On August 4, 2008, in Uncategorized, by Gil Poulsen


eWallet for iPhone
Company: Ilium Software

Price: $9.95
http://www.iliumsoft.com


Call it iPhone irony. Why is it that a program as powerful and versatile as this – which provides the ultimate in convenience for securely storing and accessing passwords, credit card numbers, PINs, memberships, bank account info, Web logins, and lots more-offers only the most inconvenient method of inputting all that data?

As I put eWallet through its paces, I found myself increasingly impressed with the sophistication of this information storage program, while becoming increasingly frustrated with having to input every bit of info using the iPhone’s keyboard. The developers at Ilium say desktop syncing is coming, so for now I’ll try to focus on those things that eWallet does well, which are many.

Though new to the iPhone, eWallet is by no means a new program-it’s existed on the Palm and Windows Mobile platforms for over 10 years, so the iPhone version clearly benefits from its extensive pedigree.The program works by storing cards containing your personal info in a virtual “wallet,” and you can create multiple wallets with multiple categories and cards in each.

What I was most impressed with were all the presets that are available right from the get-go-instead of just offering a basic data entry form with space for a name, password and description, eWallet presents you with customized icons and templates for both cards and categories that not only assist you with visual cues to organize your info, but help with the data entry and display for each type of card. The cards themselves look like actual cards with rounded corners and shiny faces that sit on a black reflective shelf, giving the app a very Mac-like appearance.


Here’s the American Express card I created for myself. It almost looks like the real thing except for the way the numbers were blurred to protect the innocent, and I could customize it even further if my thumbs weren’t already aching from all the data input.

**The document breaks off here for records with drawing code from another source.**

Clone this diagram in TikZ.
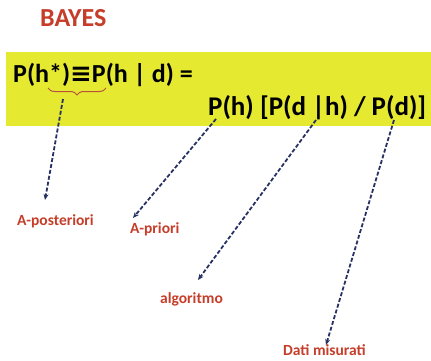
\documentclass[tikz,border=0pt]{standalone}
\usepackage{fontspec}
\setmainfont{Carlito}
\newfontfamily\symfont{DejaVu Sans}
\usetikzlibrary{decorations.pathreplacing,arrows.meta}
\definecolor{bred}{RGB}{198,62,42}
\definecolor{band}{RGB}{229,233,48}
\definecolor{arr}{RGB}{40,50,98}
\definecolor{brc}{RGB}{184,82,60}
\tikzset{
  lbl/.style={anchor=base west,inner sep=0pt,text=bred,font=\bfseries\fontsize{15.5}{15.5}\selectfont},
  eq/.style={anchor=base west,inner sep=0pt,font=\bfseries\fontsize{26}{26}\selectfont},
  conn/.style={draw=arr,line width=1.8pt,dash pattern=on 4pt off 2pt,-{Stealth[length=6pt,width=5pt]}}
}
\begin{document}
\begin{tikzpicture}[x=1pt,y=-1pt]
\useasboundingbox (0,0) rectangle (431,361);
\fill[white] (0,0) rectangle (431,361);
\fill[band] (6,52) rectangle (431,126);
\node[anchor=base west,inner sep=0pt,text=bred,font=\bfseries\fontsize{26}{26}\selectfont] (title) at (40,27) {BAYES};
\node[eq] (l1) at (13,82) {P(h*){\symfont ≡}P(h | d) =};
\node[eq,font=\bfseries\fontsize{27}{27}\selectfont] (l2) at (208,115) {P(h) [P(d |h) / P(d)]};
\draw[brc,line width=1pt,decorate,decoration={brace,amplitude=7pt,aspect=0.5}] (106,88) -- (48,88);
\node[lbl] (post) at (17,225) {A-posteriori};
\node[lbl] (prio) at (130,233) {A-priori};
\node[lbl] (algo) at (160,303) {algoritmo};
\node[lbl] (dati) at (283,355) {Dati misurati};
\coordinate (s1) at (63,99);
\coordinate (e1) at (45,200);
\coordinate (s2) at (216,119);
\coordinate (e2) at (133,218);
\coordinate (s3) at (316,120);
\coordinate (e3) at (198,280);
\coordinate (s4) at (394,120);
\coordinate (e4) at (326,345);
\draw[conn] (s1) -- (e1);
\draw[conn] (s2) -- (e2);
\draw[conn] (s3) -- (e3);
\draw[conn] (s4) -- (e4);
\end{tikzpicture}
\end{document}
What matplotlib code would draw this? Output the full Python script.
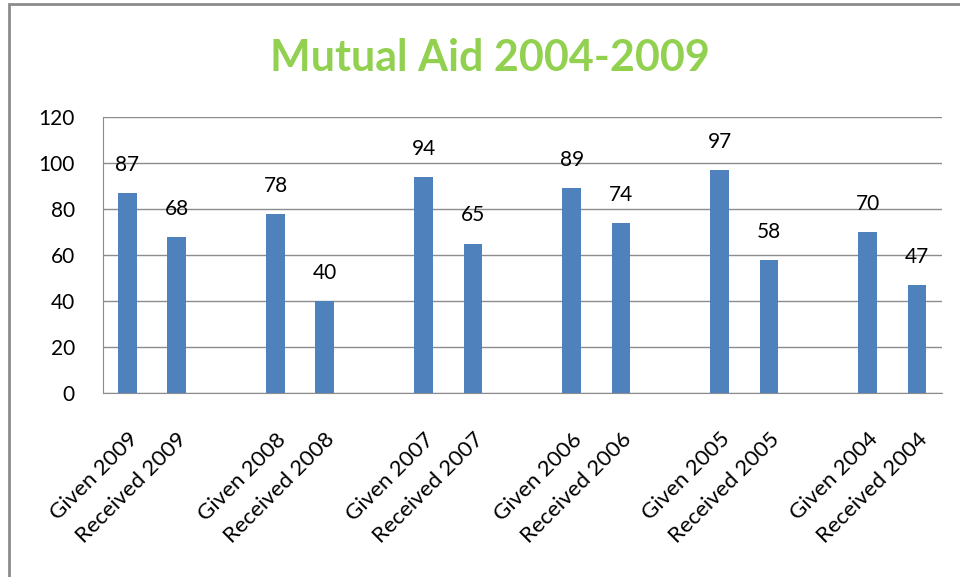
import matplotlib.pyplot as plt
from matplotlib.patches import Rectangle

years = ['2009', '2008', '2007', '2006', '2005', '2004']
given = [87, 78, 94, 89, 97, 70]
received = [68, 40, 65, 74, 58, 47]
y_ticks = [0, 20, 40, 60, 80, 100, 120]

plt.rcParams['font.family'] = ['Lato', 'DejaVu Sans']

fig = plt.figure(figsize=(9.6, 5.77), dpi=100)
ax = fig.add_axes([0.107, 0.319, 0.874, 0.478])

# outer chart frame (cut off at right and bottom like the screenshot)
fig.patches.append(Rectangle((0.009, -0.05), 1.1, 1.043, transform=fig.transFigure,
                             fill=False, edgecolor='#8c8c8c', linewidth=2.0))

# one empty slot between each Given/Received pair
positions = []
labels = []
values = []
for i, yr in enumerate(years):
    positions += [3 * i, 3 * i + 1]
    labels += ['Given ' + yr, 'Received ' + yr]
    values += [given[i], received[i]]

bars = ax.bar(positions, values, width=0.38, color='#4F81BD', zorder=3)
for p, v in zip(positions, values):
    ax.annotate(str(v), (p, v), xytext=(0, 13), textcoords='offset points',
                ha='center', va='bottom', fontsize=15, color='black')

ax.set_xlim(-0.5, 16.5)
ax.set_ylim(0, 120)
ax.set_yticks(y_ticks)
ax.set_yticklabels([str(t) for t in y_ticks], fontsize=15)
ax.set_xticks(positions)
ax.set_xticklabels(labels, rotation=45, ha='right', rotation_mode='anchor', fontsize=16)
ax.tick_params(axis='both', length=0)
ax.tick_params(axis='y', pad=20)
ax.tick_params(axis='x', pad=26)

ax.grid(axis='y', color='#8c8c8c', linewidth=1.0, zorder=0)
for s in ['top', 'right']:
    ax.spines[s].set_visible(False)
ax.spines['left'].set_color('#8c8c8c')
ax.spines['bottom'].set_color('#8c8c8c')

fig.text(0.51, 0.9, 'Mutual Aid 2004-2009', ha='center', va='center',
         fontsize=31, fontweight='bold', color='#92D050')

fig.savefig('out.png', dpi=100)
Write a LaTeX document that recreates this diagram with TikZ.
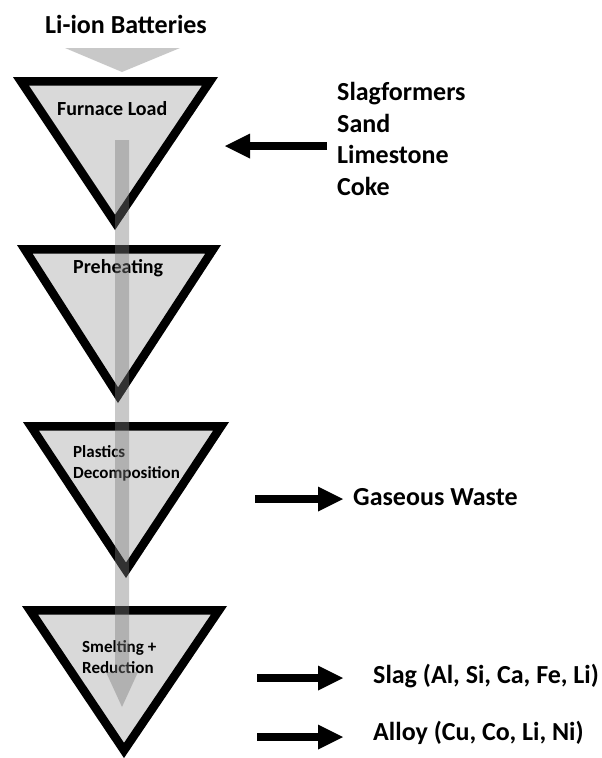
\documentclass[tikz,border=0pt]{standalone}
\usepackage{fontspec}
\setmainfont{Carlito}
\usetikzlibrary{arrows.meta}
\definecolor{funnelgray}{RGB}{217,217,217}
\definecolor{flowgray}{RGB}{122,122,122}
\tikzset{
  funnelfill/.style={fill=funnelgray},
  funnelrim/.style={draw=black,line width=17pt,line join=miter},
  flow/.style={fill=flowgray,fill opacity=0.41},
  bigtext/.style={inner sep=0pt,font=\bfseries\fontsize{26}{31}\selectfont},
  midtext/.style={inner sep=0pt,font=\bfseries\fontsize{20}{24}\selectfont},
  smalltext/.style={inner sep=0pt,font=\bfseries\fontsize{17}{21}\selectfont},
  blackarrow/.style={draw=black,line width=8pt,-{Triangle[length=25pt,width=25pt,line width=0pt]}}
}
\newcommand\funnel[3]{%
  \begin{scope}
    \clip (#1) -- (#2) -- (#3) -- cycle;
    \fill[funnelfill] (#1) -- (#2) -- (#3) -- cycle;
    \draw[funnelrim] (#1) -- (#2) -- (#3) -- cycle;
  \end{scope}}
\begin{document}
\begin{tikzpicture}[x=1pt,y=-1pt]
\useasboundingbox (0,0) rectangle (602,758);
% funnel corners
\coordinate (f1l) at (13,77);  \coordinate (f1r) at (218,77);  \coordinate (f1a) at (115,230);
\coordinate (f2l) at (17,245); \coordinate (f2r) at (221,245); \coordinate (f2a) at (118,403);
\coordinate (f3l) at (23,422); \coordinate (f3r) at (229,422); \coordinate (f3a) at (126,578);
\coordinate (f4l) at (22,606); \coordinate (f4r) at (227,606); \coordinate (f4a) at (124,758);
\funnel{f1l}{f1r}{f1a}
\funnel{f2l}{f2r}{f2a}
\funnel{f3l}{f3r}{f3a}
\funnel{f4l}{f4r}{f4a}
% stage labels
\node[midtext,anchor=base west] (load) at (57,115) {Furnace Load};
\node[midtext,anchor=base west] (preheat) at (73,273) {Preheating};
\node[smalltext,anchor=base west] (plast1) at (73,457) {Plastics};
\node[smalltext,anchor=base west] (plast2) at (73,478) {Decomposition};
\node[smalltext,anchor=base west] (smelt1) at (82,652) {Smelting +};
\node[smalltext,anchor=base west] (smelt2) at (82,673) {Reduction};
% input
\node[bigtext,anchor=base west] (liion) at (45,33) {Li-ion Batteries};
\coordinate (inl) at (65,48); \coordinate (inr) at (180,48); \coordinate (intip) at (122,72);
\fill[flow] (inl) -- (inr) -- (intip) -- cycle;
% long flow arrow
\coordinate (flowtop) at (122,140);
\coordinate (flowtip) at (122,707);
\fill[flow] ([xshift=-7pt]flowtop) -- ([xshift=7pt]flowtop)
  -- ([xshift=7pt,yshift=35pt]flowtip) -- ([xshift=16pt,yshift=35pt]flowtip)
  -- (flowtip)
  -- ([xshift=-16pt,yshift=35pt]flowtip) -- ([xshift=-7pt,yshift=35pt]flowtip) -- cycle;
% slagformers
\node[bigtext,anchor=base west] (sf1) at (337,100) {Slagformers};
\node[bigtext,anchor=base west] (sf2) at (337,132) {Sand};
\node[bigtext,anchor=base west] (sf3) at (337,163) {Limestone};
\node[bigtext,anchor=base west] (sf4) at (337,195) {Coke};
\coordinate (sfa) at (327,146); \coordinate (sfb) at (225,146);
\draw[blackarrow] (sfa) -- (sfb);
% outputs
\node[bigtext,anchor=base west] (gas) at (353,505) {Gaseous Waste};
\coordinate (gasa) at (255,499); \coordinate (gasb) at (343,499);
\draw[blackarrow] (gasa) -- (gasb);
\node[bigtext,anchor=base west] (slag) at (373,683) {Slag (Al, Si, Ca, Fe, Li)};
\coordinate (slaga) at (257,678); \coordinate (slagb) at (343,678);
\draw[blackarrow] (slaga) -- (slagb);
\node[bigtext,anchor=base west] (alloy) at (373,740) {Alloy (Cu, Co, Li, Ni)};
\coordinate (alloya) at (257,737); \coordinate (alloyb) at (343,737);
\draw[blackarrow] (alloya) -- (alloyb);
\end{tikzpicture}
\end{document}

Example: If you elect to create a credit card entry, let’s say for your VISA card, you can choose not only to use a VISA icon for your card, but also to choose the card type of VISA. This presents you with only those fields that make sense for entering your credit card information. If on the other hand you choose to create a card for your voicemail retrieval info, that card is pre-configured with fields for you to enter not just the voicemail number and PIN code, but also the touchpad commands for skipping, deleting and fast-forwarding your messages. There’s a passport card type pre-configured to handle all the essential data that exists on a typical passport, and a voter registration card that does the same.

And if all that’s not enough for you, each card allows for up to 10 additional data fields, along with a Notes field, beyond what’s presented in the card template, so you can customize to your heart’s content. You can add any photo from the iPhone’s photo library to a card, and you can even adjust the appearance of the card in terms of its glossiness, the rounded corner shape and more, if you’re so inclined.

Of course, all that helpful functionality and all those flashy icons won’t feed the Admiral’s cat if the data isn’t well-protected. As I entered more and more of my personal info, including numerous Web site logins, my bank accounts and my ATM card number and PIN, I couldn’t help but feel a tad queasy thinking how much of my digital life was now residing on an iPhone that seems so vulnerable to loss or theft.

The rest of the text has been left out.